The Power Broker
“Law? What do I care for law? Hain’t I got the power?”
— Commodore Vanderbilt
“I owe the public nothing.”
— J. P. Morgan
I’ve done it — I’ve read The Power Broker. Where’s my ‘I’ve read all of Robert Caro’s books’ badge?
More Robert Caro kvetches: Coke Stevenson, JFK, Suffering Wives
I’m afraid the whiners are right: The Power Broker really is about twice as long as it should be. The meticulous biography of a power connoisseur, it’s an unwieldy compendium of Robert Moses’ maneuvers to gain, retain, and exercise power over New York. I couldn’t put all four volumes of The Years of Lyndon Johnson down, but in The Power Broker Robert Caro is obsessive to a fault. He cares more about thoroughness and revealing the innards of municipal maneuvering than story itself. And yet, what a story it is.
In Caro’s portrait of the rise of New York City and its greatest Pharaoh1 he gifts us another study of greatness. Without ever being elected to office, Moses cudgelled the city’s machinery into an empire at the heart of the greatest city in the greatest nation in history.

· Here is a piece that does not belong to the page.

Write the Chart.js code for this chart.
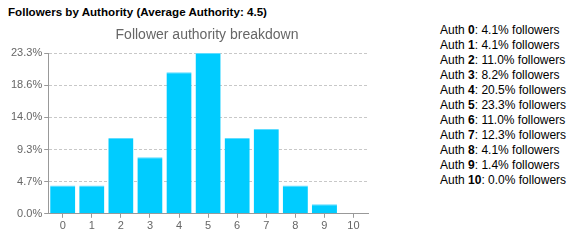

This empire had its own flag and seal, distinctive licence plates, proprietary communications network, its own constitution and laws. Through it flowed golden rivers of tribute. It had its own fleets of yachts and motorcars and trucks, and its own uniformed constabulary. Atop this empire sat Robert Moses, its singular emperor. Moses worked indefatigably. He was loyal to his men and rewarded his courtiers richly, making many of them wealthy. From this seat of power, he built. Over 40 years he built highways and bridges and tunnels. He built parks and playgrounds and pools. He built housing. He evicted 250,000 people to build his monuments. He defeated the great barons of upstate New York as well as crushed underfoot countless hard-working men and women who lost their homes and livelihoods to his schemes. King of the parks, to the public and the press he stood on the side of angels. With this public adulation, he wove his preternatural genius for the grand and minute details of design and construction with a lust for power into reshaping the greatest city in world history. Savagely vindictive, he razed his enemies’ monuments out of spite. Physically powerful, he still hurled himself into big Atlantic breakers at 79.